WRITTEN REQUEST: Write out the material again exactly, please, and omit the pictures.

GIVEN INFORMATION:
------------------------------------

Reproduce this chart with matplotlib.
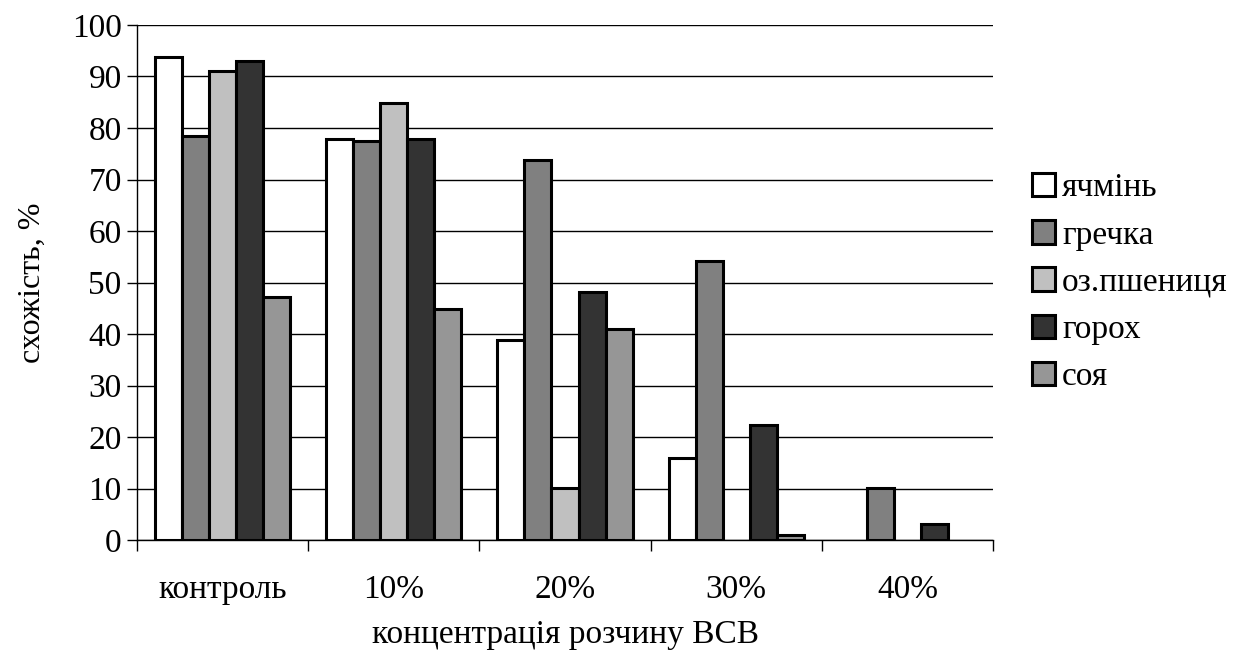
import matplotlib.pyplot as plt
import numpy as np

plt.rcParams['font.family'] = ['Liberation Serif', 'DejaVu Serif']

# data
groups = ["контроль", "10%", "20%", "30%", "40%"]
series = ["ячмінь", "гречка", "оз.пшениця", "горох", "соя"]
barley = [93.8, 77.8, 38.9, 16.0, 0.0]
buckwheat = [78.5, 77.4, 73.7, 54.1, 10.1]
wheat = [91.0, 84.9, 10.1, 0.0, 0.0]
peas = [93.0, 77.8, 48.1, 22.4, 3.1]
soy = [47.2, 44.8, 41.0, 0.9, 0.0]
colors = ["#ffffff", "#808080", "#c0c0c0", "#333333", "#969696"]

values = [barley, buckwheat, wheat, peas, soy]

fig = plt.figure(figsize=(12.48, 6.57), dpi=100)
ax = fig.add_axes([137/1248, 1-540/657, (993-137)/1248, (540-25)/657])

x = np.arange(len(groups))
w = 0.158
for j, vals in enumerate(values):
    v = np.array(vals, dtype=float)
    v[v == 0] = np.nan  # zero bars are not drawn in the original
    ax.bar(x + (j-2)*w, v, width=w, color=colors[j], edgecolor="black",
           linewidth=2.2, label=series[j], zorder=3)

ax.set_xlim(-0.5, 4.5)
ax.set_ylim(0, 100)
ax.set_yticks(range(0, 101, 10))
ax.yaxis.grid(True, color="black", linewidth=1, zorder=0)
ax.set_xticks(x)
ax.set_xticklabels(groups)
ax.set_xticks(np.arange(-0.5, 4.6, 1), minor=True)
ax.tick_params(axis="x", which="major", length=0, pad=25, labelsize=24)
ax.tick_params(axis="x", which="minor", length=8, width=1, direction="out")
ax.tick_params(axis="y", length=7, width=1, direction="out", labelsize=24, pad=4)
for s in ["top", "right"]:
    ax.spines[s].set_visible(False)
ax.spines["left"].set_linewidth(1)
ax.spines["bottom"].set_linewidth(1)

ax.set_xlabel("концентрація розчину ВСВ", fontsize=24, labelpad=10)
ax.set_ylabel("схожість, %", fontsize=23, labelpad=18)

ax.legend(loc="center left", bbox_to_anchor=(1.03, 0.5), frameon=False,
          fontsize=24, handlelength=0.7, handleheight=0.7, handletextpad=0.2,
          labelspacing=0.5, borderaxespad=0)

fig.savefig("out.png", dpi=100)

------------------------------------

EXERCISE RESULT:
Reproduce this chart with matplotlib.
import matplotlib.pyplot as plt
import numpy as np

plt.rcParams['font.family'] = ['Liberation Serif', 'DejaVu Serif']

# data
groups = ["контроль", "10%", "20%", "30%", "40%"]
series = ["ячмінь", "гречка", "оз.пшениця", "горох", "соя"]
barley = [93.8, 77.8, 38.9, 16.0, 0.0]
buckwheat = [78.5, 77.4, 73.7, 54.1, 10.1]
wheat = [91.0, 84.9, 10.1, 0.0, 0.0]
peas = [93.0, 77.8, 48.1, 22.4, 3.1]
soy = [47.2, 44.8, 41.0, 0.9, 0.0]
colors = ["#ffffff", "#808080", "#c0c0c0", "#333333", "#969696"]

values = [barley, buckwheat, wheat, peas, soy]

fig = plt.figure(figsize=(12.48, 6.57), dpi=100)
ax = fig.add_axes([137/1248, 1-540/657, (993-137)/1248, (540-25)/657])

x = np.arange(len(groups))
w = 0.158
for j, vals in enumerate(values):
    v = np.array(vals, dtype=float)
    v[v == 0] = np.nan  # zero bars are not drawn in the original
    ax.bar(x + (j-2)*w, v, width=w, color=colors[j], edgecolor="black",
           linewidth=2.2, label=series[j], zorder=3)

ax.set_xlim(-0.5, 4.5)
ax.set_ylim(0, 100)
ax.set_yticks(range(0, 101, 10))
ax.yaxis.grid(True, color="black", linewidth=1, zorder=0)
ax.set_xticks(x)
ax.set_xticklabels(groups)
ax.set_xticks(np.arange(-0.5, 4.6, 1), minor=True)
ax.tick_params(axis="x", which="major", length=0, pad=25, labelsize=24)
ax.tick_params(axis="x", which="minor", length=8, width=1, direction="out")
ax.tick_params(axis="y", length=7, width=1, direction="out", labelsize=24, pad=4)
for s in ["top", "right"]:
    ax.spines[s].set_visible(False)
ax.spines["left"].set_linewidth(1)
ax.spines["bottom"].set_linewidth(1)

ax.set_xlabel("концентрація розчину ВСВ", fontsize=24, labelpad=10)
ax.set_ylabel("схожість, %", fontsize=23, labelpad=18)

ax.legend(loc="center left", bbox_to_anchor=(1.03, 0.5), frameon=False,
          fontsize=24, handlelength=0.7, handleheight=0.7, handletextpad=0.2,
          labelspacing=0.5, borderaxespad=0)

fig.savefig("out.png", dpi=100)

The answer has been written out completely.